In the Rio Grande Valley, agents report fewer apprehensions in areas where the wall is in place. Apprehensions in this sector are down 25 percent, to 41,000, from last year.
"The gaps are working as planned because it's moving illegal activity away from communities," said John Lopez, a Rio Grande Valley border agent. "The fence moves traffic to areas where we can react more safely, effectively. It's safer for us to apprehend someone in an open field than it is in a neighborhood, and it's safer for those communities, too."
AN EROSION OF DEMOCRACY?
Critics say the shaky U.S. economy is the culprit for fewer Border Patrol apprehensions. Fewer jobs deters immigrants better than any fence does, they say. Others say elimination of the Border Patrol's catch-and-release program scares away immigrants, who, if caught, now face potential prison time.
U.S. citizens also face new realities. The joke in the Valley is that landowners will need a passport to visit their land south of the wall.
Tamez, the first Texan to fight the federal government for her land, has yet to walk on her land south of the giant steel fence.
In September, she walks again into a courtroom to fight for just compensation. U.S. Homeland Security wants to pay her for the footprint of the wall, and the 100-foot right-of-way.
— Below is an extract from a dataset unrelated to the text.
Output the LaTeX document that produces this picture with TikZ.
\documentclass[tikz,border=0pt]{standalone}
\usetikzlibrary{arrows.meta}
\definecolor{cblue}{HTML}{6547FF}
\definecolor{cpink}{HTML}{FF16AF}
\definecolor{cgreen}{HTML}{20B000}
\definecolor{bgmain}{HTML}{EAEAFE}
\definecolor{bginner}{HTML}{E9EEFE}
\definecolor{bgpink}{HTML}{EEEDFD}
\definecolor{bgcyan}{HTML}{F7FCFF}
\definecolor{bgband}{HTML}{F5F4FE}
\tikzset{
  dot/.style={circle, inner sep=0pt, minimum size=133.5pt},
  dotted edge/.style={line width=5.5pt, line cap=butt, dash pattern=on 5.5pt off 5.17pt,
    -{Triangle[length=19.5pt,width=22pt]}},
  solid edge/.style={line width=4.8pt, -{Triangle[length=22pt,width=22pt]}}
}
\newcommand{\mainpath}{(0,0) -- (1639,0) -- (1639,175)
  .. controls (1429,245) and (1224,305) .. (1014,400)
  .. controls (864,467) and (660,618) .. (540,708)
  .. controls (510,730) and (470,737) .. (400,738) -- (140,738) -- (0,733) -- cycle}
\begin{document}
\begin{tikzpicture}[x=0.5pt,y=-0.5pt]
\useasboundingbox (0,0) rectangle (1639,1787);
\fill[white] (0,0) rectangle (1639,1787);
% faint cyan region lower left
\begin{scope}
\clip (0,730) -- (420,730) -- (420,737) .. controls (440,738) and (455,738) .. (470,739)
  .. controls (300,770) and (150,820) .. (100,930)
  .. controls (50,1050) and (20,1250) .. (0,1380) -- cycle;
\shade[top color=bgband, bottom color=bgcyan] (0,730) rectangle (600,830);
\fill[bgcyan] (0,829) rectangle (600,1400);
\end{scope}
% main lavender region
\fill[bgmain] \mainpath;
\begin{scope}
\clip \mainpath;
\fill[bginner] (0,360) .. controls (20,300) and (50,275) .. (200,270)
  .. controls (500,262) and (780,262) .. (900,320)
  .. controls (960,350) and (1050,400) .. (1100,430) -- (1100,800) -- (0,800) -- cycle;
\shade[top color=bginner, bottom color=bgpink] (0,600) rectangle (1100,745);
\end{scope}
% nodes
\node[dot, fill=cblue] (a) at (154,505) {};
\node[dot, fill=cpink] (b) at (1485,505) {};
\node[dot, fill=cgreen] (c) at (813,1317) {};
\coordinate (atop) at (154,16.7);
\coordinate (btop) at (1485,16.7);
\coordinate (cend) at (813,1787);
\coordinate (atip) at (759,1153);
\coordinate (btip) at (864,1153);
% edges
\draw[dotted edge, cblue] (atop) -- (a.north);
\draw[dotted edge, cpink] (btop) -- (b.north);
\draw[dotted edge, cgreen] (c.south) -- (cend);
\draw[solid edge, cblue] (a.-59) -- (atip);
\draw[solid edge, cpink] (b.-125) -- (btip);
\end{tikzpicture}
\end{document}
Tamez wants the devaluation of her property to be included in the tab.
The government sought a little more than one of her three acres. Because she wasn't consulted, she doesn't know just how much they took.
With so little land left of her family's original 12,000 acres, she grasps at the last bit of soil she links to a rich heritage.
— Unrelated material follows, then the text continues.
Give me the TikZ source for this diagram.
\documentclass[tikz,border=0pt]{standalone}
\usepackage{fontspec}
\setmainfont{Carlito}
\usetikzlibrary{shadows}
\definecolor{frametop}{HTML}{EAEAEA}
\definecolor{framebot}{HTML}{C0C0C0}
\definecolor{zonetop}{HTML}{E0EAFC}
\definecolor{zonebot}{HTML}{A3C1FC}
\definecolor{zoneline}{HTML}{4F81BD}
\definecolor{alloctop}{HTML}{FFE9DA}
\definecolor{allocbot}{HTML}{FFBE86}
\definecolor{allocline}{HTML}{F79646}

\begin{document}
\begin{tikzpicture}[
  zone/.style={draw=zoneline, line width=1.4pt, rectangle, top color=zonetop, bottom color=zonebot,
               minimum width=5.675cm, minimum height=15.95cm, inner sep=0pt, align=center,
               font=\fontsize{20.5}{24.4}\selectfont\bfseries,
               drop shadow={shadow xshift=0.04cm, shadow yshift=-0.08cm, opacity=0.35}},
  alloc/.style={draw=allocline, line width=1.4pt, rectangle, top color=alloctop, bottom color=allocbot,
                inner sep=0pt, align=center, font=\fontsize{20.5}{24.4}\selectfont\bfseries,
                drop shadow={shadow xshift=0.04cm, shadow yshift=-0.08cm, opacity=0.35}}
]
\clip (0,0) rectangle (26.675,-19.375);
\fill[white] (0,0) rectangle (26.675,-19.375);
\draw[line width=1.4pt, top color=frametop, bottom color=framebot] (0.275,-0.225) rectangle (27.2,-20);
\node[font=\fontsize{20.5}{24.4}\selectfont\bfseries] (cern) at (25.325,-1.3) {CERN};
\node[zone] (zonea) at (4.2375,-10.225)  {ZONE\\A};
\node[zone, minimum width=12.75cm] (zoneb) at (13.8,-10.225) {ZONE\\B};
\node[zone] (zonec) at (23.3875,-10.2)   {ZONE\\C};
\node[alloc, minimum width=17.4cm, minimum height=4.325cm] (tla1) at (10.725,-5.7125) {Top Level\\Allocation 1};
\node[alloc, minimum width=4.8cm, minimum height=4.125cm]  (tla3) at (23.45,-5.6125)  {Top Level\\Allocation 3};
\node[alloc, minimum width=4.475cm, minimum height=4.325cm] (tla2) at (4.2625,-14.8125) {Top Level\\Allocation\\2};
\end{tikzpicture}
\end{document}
"This symbolizes an erosion of democracy. We've gone to other parts of the world and said, 'Tear that wall down.' Are we at war with Mexico?" she said.
Inside, her living room appears to have remained unchanged in decades. On one wall, an old Curtis Mathis TV; on the other, an aged flower-print sofa. She crossed her legs and bobbed her right foot.
"The government has done it before," she said. "They take my land, but they will never take my voice. We're drained, exhausted, emotionless. We have been abandoned by our own country."